The appellant purchased an expensive property in Clifton, Cape Town in November 2000. In February 2001, a written lease was concluded with Mrs Jeannette Harksen as the stated lessee for 10 months at R25,000 per month. The lease was actually signed by her husband, Mr Jurgen Harksen, an insolvent whose estate had been sequestrated in 1995. The appellant had been told about Harksen's extradition issues related to fraud in Germany but did not know he was insolvent. After negotiations involving various proposals (including having a Swiss advocate Mr Studer sign), Mrs Harksen was ultimately designated as the lessee. Total payments of R271,290.63 were made. The joint trustees of Harksen's insolvent estate sued the appellant for repayment, alleging that the written lease was a simulation and that Harksen himself was the true lessee who had paid rent with funds from his insolvent estate.
The appeal was upheld with costs, including costs of two counsel. The trial court's order was set aside and the plaintiffs' (trustees') action was dismissed with costs.
The essential element of a simulated transaction is an intent on the part of both parties to deceive the outside world through a tacit understanding to conceal the true nature of their agreement. Before a court will hold a transaction to be simulated, it must be satisfied that there is some unexpressed or tacit understanding between the parties which has been deliberately concealed. Where a party to an alleged simulated transaction genuinely intended to contract with the person named in the written agreement (even if that person had no reciprocal intention or the signatory lacked authority), there is no simulation. The inquiry focuses on whether both parties shared the deceptive intent, not merely whether one party was deceived or the transaction had an unusual form.

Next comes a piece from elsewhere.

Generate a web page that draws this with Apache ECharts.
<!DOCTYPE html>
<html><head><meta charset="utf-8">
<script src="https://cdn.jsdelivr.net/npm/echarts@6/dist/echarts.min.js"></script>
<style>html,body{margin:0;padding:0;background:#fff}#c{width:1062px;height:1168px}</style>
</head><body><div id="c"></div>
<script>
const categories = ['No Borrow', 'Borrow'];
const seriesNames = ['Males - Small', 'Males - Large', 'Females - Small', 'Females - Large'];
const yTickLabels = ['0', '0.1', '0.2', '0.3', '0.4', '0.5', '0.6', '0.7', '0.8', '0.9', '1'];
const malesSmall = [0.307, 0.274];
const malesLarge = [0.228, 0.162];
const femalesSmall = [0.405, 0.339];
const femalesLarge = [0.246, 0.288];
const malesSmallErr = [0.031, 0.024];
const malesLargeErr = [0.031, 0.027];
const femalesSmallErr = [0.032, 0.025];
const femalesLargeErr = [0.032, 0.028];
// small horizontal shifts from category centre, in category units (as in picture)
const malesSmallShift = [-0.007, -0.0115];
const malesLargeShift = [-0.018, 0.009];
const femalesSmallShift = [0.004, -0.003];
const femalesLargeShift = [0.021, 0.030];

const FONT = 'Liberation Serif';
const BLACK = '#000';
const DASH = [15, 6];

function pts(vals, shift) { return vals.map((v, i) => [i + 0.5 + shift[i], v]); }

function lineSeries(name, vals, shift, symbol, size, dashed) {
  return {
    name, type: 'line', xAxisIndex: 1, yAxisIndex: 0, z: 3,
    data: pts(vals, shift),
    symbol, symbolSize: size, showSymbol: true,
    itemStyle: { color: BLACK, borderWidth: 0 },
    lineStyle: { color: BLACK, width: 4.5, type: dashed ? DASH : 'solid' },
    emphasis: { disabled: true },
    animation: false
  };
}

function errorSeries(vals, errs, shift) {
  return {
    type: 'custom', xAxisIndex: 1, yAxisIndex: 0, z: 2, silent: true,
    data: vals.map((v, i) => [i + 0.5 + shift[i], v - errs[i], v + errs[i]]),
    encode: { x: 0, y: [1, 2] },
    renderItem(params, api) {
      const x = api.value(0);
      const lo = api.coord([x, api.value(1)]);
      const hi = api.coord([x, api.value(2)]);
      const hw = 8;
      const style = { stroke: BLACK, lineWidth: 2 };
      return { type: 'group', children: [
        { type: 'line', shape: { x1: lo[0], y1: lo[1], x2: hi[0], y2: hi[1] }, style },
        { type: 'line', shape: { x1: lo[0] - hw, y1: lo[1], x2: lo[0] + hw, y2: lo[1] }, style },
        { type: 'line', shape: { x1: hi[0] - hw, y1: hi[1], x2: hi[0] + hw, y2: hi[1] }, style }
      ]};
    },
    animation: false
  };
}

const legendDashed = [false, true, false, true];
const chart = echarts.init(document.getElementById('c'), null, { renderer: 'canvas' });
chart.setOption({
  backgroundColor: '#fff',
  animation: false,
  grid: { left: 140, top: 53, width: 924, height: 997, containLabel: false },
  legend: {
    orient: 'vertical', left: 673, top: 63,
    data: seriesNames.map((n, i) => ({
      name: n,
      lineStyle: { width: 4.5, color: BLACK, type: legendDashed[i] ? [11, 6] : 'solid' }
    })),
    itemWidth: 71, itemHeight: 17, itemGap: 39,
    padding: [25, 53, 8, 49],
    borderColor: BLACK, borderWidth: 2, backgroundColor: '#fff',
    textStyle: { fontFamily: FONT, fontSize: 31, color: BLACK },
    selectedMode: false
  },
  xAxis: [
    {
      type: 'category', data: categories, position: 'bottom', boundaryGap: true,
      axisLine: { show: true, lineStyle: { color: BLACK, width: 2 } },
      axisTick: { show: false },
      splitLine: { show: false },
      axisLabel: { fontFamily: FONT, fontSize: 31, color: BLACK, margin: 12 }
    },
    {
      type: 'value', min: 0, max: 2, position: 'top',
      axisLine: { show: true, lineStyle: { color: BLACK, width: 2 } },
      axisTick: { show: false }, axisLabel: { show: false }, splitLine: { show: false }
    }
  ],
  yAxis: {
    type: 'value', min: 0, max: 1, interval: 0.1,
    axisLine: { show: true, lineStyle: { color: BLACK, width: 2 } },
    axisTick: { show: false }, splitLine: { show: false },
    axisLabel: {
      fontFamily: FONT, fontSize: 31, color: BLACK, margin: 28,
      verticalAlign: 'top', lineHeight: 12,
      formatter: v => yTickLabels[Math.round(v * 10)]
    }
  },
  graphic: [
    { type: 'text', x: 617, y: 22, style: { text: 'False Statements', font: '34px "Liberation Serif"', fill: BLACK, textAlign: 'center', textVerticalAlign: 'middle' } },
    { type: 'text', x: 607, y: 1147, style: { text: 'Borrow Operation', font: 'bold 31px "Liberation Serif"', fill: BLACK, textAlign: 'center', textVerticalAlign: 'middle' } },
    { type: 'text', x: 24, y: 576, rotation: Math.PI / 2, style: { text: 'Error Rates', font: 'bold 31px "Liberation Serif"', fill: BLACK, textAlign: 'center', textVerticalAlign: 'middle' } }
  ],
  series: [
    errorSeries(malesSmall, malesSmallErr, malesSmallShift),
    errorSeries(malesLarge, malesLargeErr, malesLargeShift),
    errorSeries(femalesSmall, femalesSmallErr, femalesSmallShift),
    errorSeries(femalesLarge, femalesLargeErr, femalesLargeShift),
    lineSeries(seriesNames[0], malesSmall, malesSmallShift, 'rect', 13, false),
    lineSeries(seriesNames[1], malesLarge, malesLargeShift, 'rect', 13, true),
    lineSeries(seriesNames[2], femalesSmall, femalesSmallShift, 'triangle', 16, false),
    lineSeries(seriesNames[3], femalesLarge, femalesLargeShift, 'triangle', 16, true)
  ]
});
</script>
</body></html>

The Court made several important observations on insolvency law: (1) Section 20 of the Insolvency Act vests the insolvent's estate in the trustee, but money paid to a third party generally cannot be recovered by vindicatory action due to confusio - trustees would be limited to enrichment remedies. (2) Contracts under section 23(2) provisos are voidable, not void, with the remedy being restitutio in integrum - a separate remedy from enrichment though influenced by enrichment principles. (3) There are questions (left undecided) about whether trustees who avoid a contract under section 23(2) are entitled to restitution, since the contract is between the insolvent and the third party, and the trustee derives no rights from it. (4) The first proviso to section 23(2) adds little to section 20(2) as an insolvent has no authority to dispose of estate property. (5) An undertaking to pay rent does not necessarily constitute purporting to dispose of estate assets within the first proviso.
This case is significant in South African insolvency law for clarifying the essential elements of simulation in the context of transactions involving insolvents. It establishes that a finding of simulation requires proof that both parties shared an intention to deceive - it is insufficient to show only one party's intention or mere knowledge of the true facts. The judgment also provides important obiter dicta on the relationship between sections 20 and 23(2) of the Insolvency Act, the nature of contracts voidable under section 23(2), and the remedy of restitutio in integrum in the insolvency context. The case illustrates the importance of objective evidence (such as correspondence) in determining a party's true contractual intention.